Dealing with Dyslexia

Katie List

Editor’s note: This story is the second in a three-part series about ISU students with disabilities. Friday will focus on Jennifer Slaats, a student in elementary education, who uses a wheelchair. Wednesday was the story of Katie Greiman, a senior in communication studies who is hearing-impaired.

Imagine driving down the highway in a car that constantly pulls to the right.

Other cars pass by, effortlessly cruising in a straight line, while you focus all your attention on simply staying on the road.

You miss the scenery, the lane-changing signals of nearby cars, and, by the end of the journey, you’re too tired to appreciate anything other than rest.

Nancy Suby-Bohn is a senior in civil engineering. She also has dysphonetic dyslexia, a language-based disorder characterized by difficulties in word decoding and phonological processing abilities — essentially, reading. She compares trying to read to the above example of a car pulling to the right.

“You’re so focused [on the mechanics of reading] that you don’t get any of the meaning,” she said. “It’s very tiring, like your body after a workout.”

Dyslexia is a genetic neurobiological disorder, according to the International Dyslexia Association. The brain has difficulty processing visual information, and people with dyslexia may have problems identifying words, remembering what they read, recognizing sounds that make up words and translating printed words into spoken words.

This makes college fairly difficult, to say the least. Textbooks suddenly lose their meaning, word problems are complicated mazes and fast-talking professors make note-taking a nearly impossible task.

Suby-Bohn attended Waldorf College after graduating from high school in Ankeny, but quit after two weeks. She then tried Des Moines Area Community College, but that proved too much for her.

“I was so behind,” she said.

Although she worked hard in high school, she was discouraged by her slow progress.

“I was the top of my class in math and failing in reading,” she said. “The teachers just assumed I was lazy. I always felt like I was behind, like I always had to try a little harder.

“Nobody knew I had a disability.”

Suby-Bohn eventually got married and became a stay-at-home mom in Des Moines, taking some college courses.
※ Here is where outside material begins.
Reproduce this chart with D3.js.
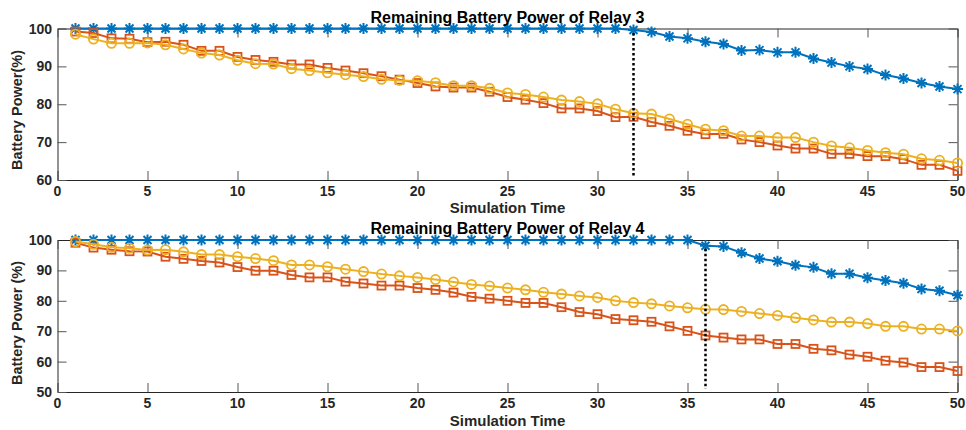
<!DOCTYPE html>
<html><head><meta charset="utf-8">
<script src="https://cdn.jsdelivr.net/npm/d3@7/dist/d3.min.js"></script>
<style>body{margin:0;background:#fff}svg{display:block}text{font-family:"Liberation Sans",Arial,Helvetica,sans-serif;font-weight:bold}</style>
</head><body><svg id="c" width="966" height="430"></svg>
<script>
const time = [1,2,3,4,5,6,7,8,9,10,11,12,13,14,15,16,17,18,19,20,21,22,23,24,25,26,27,28,29,30,31,32,33,34,35,36,37,38,39,40,41,42,43,44,45,46,47,48,49,50];
const xTicks = [0,5,10,15,20,25,30,35,40,45,50];

const relay3Blue = [100,100,100,100,100,100,100,100,100,100,100,100,100,100,100,100,100,100,100,100,100,100,100,100,100,100,100,100,100,100,100,99.6,
  99.1,97.9,97.4,96.5,95.9,94.2,94.3,93.7,93.7,92.1,91.0,90.0,89.3,87.7,86.8,85.6,84.7,84.0];
const relay3Red = [99.2,98.8,97.4,97.3,96.4,96.5,95.7,94.1,94.1,92.5,91.7,91.2,90.5,90.5,89.6,
  88.9,88.2,87.4,86.5,85.6,84.7,84.4,84.4,83.3,81.9,81.2,80.3,78.9,78.9,78.2,76.6,76.7,
  75.3,74.3,73.0,72.1,72.2,70.7,70.0,69.1,68.3,68.3,66.9,66.9,66.3,66.3,65.5,64.0,64.0,62.4];
const relay3Yellow = [98.5,97.2,96.1,96.1,96.2,95.7,94.6,93.5,93.0,91.6,90.7,90.6,89.4,88.9,88.3,
  87.8,87.3,86.6,86.3,86.2,85.7,84.9,84.9,84.2,83.0,82.6,81.9,81.1,80.7,80.1,78.7,77.6,
  77.4,76.1,74.7,73.4,73.0,71.6,71.6,71.2,71.2,70.0,69.0,68.5,67.8,67.2,66.8,65.6,65.2,64.5];
const relay3Ticks = [60,70,80,90,100];
const relay3Marker = 32;

const relay4Blue = [100,100,100,100,100,100,100,100,100,100,100,100,100,100,100,100,100,100,100,100,100,100,100,100,100,100,100,100,100,100,100,100,100,100,100,
  98.1,97.9,95.8,93.9,93.0,91.7,91.0,88.9,88.9,87.6,86.7,85.8,83.9,83.3,81.8];
const relay4Red = [99.1,97.5,96.8,96.3,96.2,94.5,93.8,93.1,92.6,91.1,89.9,89.9,88.5,87.7,87.7,
  86.3,85.7,85.0,85.0,84.2,83.6,82.7,81.3,80.7,80.0,79.3,79.3,77.9,76.3,75.6,74.0,73.6,
  73.1,71.6,70.1,68.6,67.9,67.3,67.3,65.8,65.8,64.2,63.7,62.3,61.6,60.3,59.7,58.2,58.2,56.9];
const relay4Yellow = [99.5,98.6,97.6,97.3,96.7,96.8,96.1,95.2,95.2,94.5,93.9,93.2,91.8,91.8,91.2,
  90.4,89.6,88.8,88.2,87.7,87.0,86.2,85.4,84.9,84.2,83.6,82.8,82.2,81.6,81.1,80.0,79.4,
  79.0,78.3,77.7,77.2,77.1,76.5,75.8,75.2,74.4,73.7,73.0,73.0,72.5,71.6,71.6,70.7,70.7,70.1];
const relay4Ticks = [50,60,70,80,90,100];
const relay4Marker = 36;

const svg = d3.select("#c");
const X0 = 57.5, X1 = 957.5;
const BLUE = "#0072BD", RED = "#D95319", YEL = "#EDB120", AX = "#262626";

function panel(cfg){
  const g = svg.append("g");
  const x = d3.scaleLinear().domain([0,50]).range([X0,X1]);
  const y = d3.scaleLinear().domain(cfg.yDomain).range([cfg.bottom,cfg.top]);
  const ax = d3.axisBottom(x).tickValues(xTicks).tickSizeInner(-9).tickSizeOuter(0).tickFormat("");
  const ga = g.append("g").attr("transform",`translate(0,${cfg.bottom})`).call(ax);
  const ay = d3.axisLeft(y).tickValues(cfg.ticks).tickSizeInner(-9).tickSizeOuter(0).tickFormat("");
  const gy = g.append("g").attr("transform",`translate(${X0},0)`).call(ay);
  const at = d3.axisTop(x).tickValues(xTicks).tickSizeInner(-9).tickSizeOuter(0).tickFormat("");
  const gt = g.append("g").attr("transform",`translate(0,${cfg.top})`).call(at);
  const ar = d3.axisRight(y).tickValues(cfg.ticks).tickSizeInner(-9).tickSizeOuter(0).tickFormat("");
  const gr = g.append("g").attr("transform",`translate(${X1},0)`).call(ar);
  [ga,gy,gt,gr].forEach(s=>{
    s.select(".domain").attr("stroke",AX).attr("stroke-width",1);
    s.selectAll(".tick line").attr("stroke","#555").attr("stroke-width",1);
    s.selectAll(".tick text").remove();
  });
  xTicks.forEach(v=>{
    g.append("text").attr("x",x(v)).attr("y",cfg.bottom+16).attr("text-anchor","middle")
      .attr("fill",AX).style("font-size","14px").text(v.toString());
  });
  cfg.ticks.forEach(v=>{
    g.append("text").attr("x",X0-5.5).attr("y",y(v)).attr("dy","0.36em").attr("text-anchor","end")
      .attr("fill",AX).style("font-size","14px").text(v.toString());
  });

  const series = [
    {v:cfg.blue, c:BLUE, m:"star"},
    {v:cfg.red, c:RED, m:"square"},
    {v:cfg.yellow, c:YEL, m:"circle"}
  ];
  const line = d3.line().x((d,i)=>x(time[i])).y(d=>y(d));
  series.forEach(s=>{
    g.append("path").attr("d",line(s.v)).attr("fill","none").attr("stroke",s.c).attr("stroke-width",2);
    const mg = g.append("g");
    s.v.forEach((d,i)=>{
      const cx = x(time[i]), cy = y(d);
      if(s.m==="circle"){
        mg.append("circle").attr("cx",cx).attr("cy",cy).attr("r",4.6).attr("fill","none").attr("stroke",s.c).attr("stroke-width",1.8);
      } else if(s.m==="square"){
        mg.append("rect").attr("x",cx-4).attr("y",cy-4).attr("width",8).attr("height",8).attr("fill","none").attr("stroke",s.c).attr("stroke-width",1.8);
      } else {
        const r=5.5, q=4;
        mg.append("path").attr("d",`M${cx-r},${cy}H${cx+r}M${cx},${cy-r}V${cy+r}M${cx-q},${cy-q}L${cx+q},${cy+q}M${cx-q},${cy+q}L${cx+q},${cy-q}`)
          .attr("stroke",s.c).attr("stroke-width",2).attr("fill","none");
      }
    });
  });
  const mi = time.indexOf(cfg.marker);
  g.append("line").attr("x1",x(cfg.marker)).attr("x2",x(cfg.marker))
    .attr("y1",y(cfg.blue[mi])+3).attr("y2",y(cfg.yDomain[0])-3)
    .attr("stroke","#000").attr("stroke-width",2.5).attr("stroke-dasharray","2.5,2.5");

  g.append("text").attr("x",(X0+X1)/2).attr("y",cfg.titleY).attr("text-anchor","middle")
    .attr("fill","#000").style("font-size","16px").text(cfg.title);
  g.append("text").attr("x",(X0+X1)/2).attr("y",cfg.xlabY).attr("text-anchor","middle")
    .attr("fill",AX).style("font-size","15px").text("Simulation Time");
  g.append("text").attr("transform",`translate(22,${cfg.ylabC}) rotate(-90)`).attr("text-anchor","middle")
    .attr("fill",AX).style("font-size","14.5px").text(cfg.ylab);
}

panel({yDomain:[60,100], top:28.5, bottom:180, ticks:relay3Ticks, blue:relay3Blue, red:relay3Red, yellow:relay3Yellow,
  marker:relay3Marker, title:"Remaining Battery Power of Relay 3", titleY:23, xlabY:213, ylab:"Battery Power(%)", ylabC:110});
panel({yDomain:[50,100], top:240, bottom:392, ticks:relay4Ticks, blue:relay4Blue, red:relay4Red, yellow:relay4Yellow,
  marker:relay4Marker, title:"Remaining Battery Power of Relay 4", titleY:233.5, xlabY:426, ylab:"Battery Power (%)", ylabC:323});
</script></body></html>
But after all three of her children were tested for and found to have dysphonetic dyslexia, Suby-Bohn tested for it as well.

“I was 32 years old before I found out I had a learning disability,” she said.

Accommodations

After her diagnosis, Suby-Bohn learned that she could get accommodations in class if she went back to school — such as extra time to take exams, computer programs to help read textbooks and extra time on projects. She came back to Iowa State to become a math teacher, but her problem-solving abilities steered her toward engineering.

“I never imagined doing this, not in a million years,” she said.

But reading still presented a problem.

“When I read a sentence, words will literally vanish on me,” she said. She reads her textbooks with the help of a computer program called Kurzweil.

“You take the book, tear it apart and put it into a computer. Kurzweil is a special scanning and reading program,” said Todd Herriott, coordinator of disability resources. “It reads text into a computerized text and audio file — a book on CD.”

The program can read the text aloud and highlight words as Suby-Bohn reads along. There are about 60 students at Iowa State who get books on tape in some form, Herriott said, either from readers or national library. All students, however, must buy their own books.

“It’s not like books on tape that you buy in the store,” Herriott said. “Most students don’t listen to organic chemistry in the car. Also, hearing it spoken is much slower than reading it.”

Suby-Bohn said she couldn’t understand the texts without the program. “The computer has been my wheelchair,” she said.

But you can’t just walk into the disabilities office and ask for books on tape or extra time on tests. Official documentation of a learning disability is necessary, which includes a recent IQ score and psychoeducational testing on a range of subjects such as reading, vocabulary, math, memory and picture descriptions.

The disability resource center needs proof that the student is scoring at least one standard deviation below expected, and testing costs range from $800 to $1800.

“A person with a learning disorder is someone with average or above-average intelligence who, for whatever reason, is performing below a level expected of them based on IQ,” Herriott said.

After the testing, the student meets with Herriott to discuss previous academic experiences and their present situation. Herriott proposes accommodations, such as extended testing time or having tests read to the student. He then submits a note to the professor, detailing the accommodations a student needs. The student’s disability, however, is never revealed.

“The vast majority of professors here at Iowa State really want to help and provide services,” Herriott said.

Suby-Bohn said her experience at Iowa State has been “wonderful,” and that without the accommodations, she “couldn’t do what’s she’s doing now.”

Balancing three kids, a husband, a house in Des Moines and twelve credits of engineering classes isn’t easy. Financial aid dictates that Suby-Bohn must take twelve credits to be a full-time student, disability or no. While she realizes the rules, she wishes that she could be a full-time student with nine.

“Twelve credits is too much,” she said. “There’s still at least one night a week I don’t sleep because I’m doing homework.”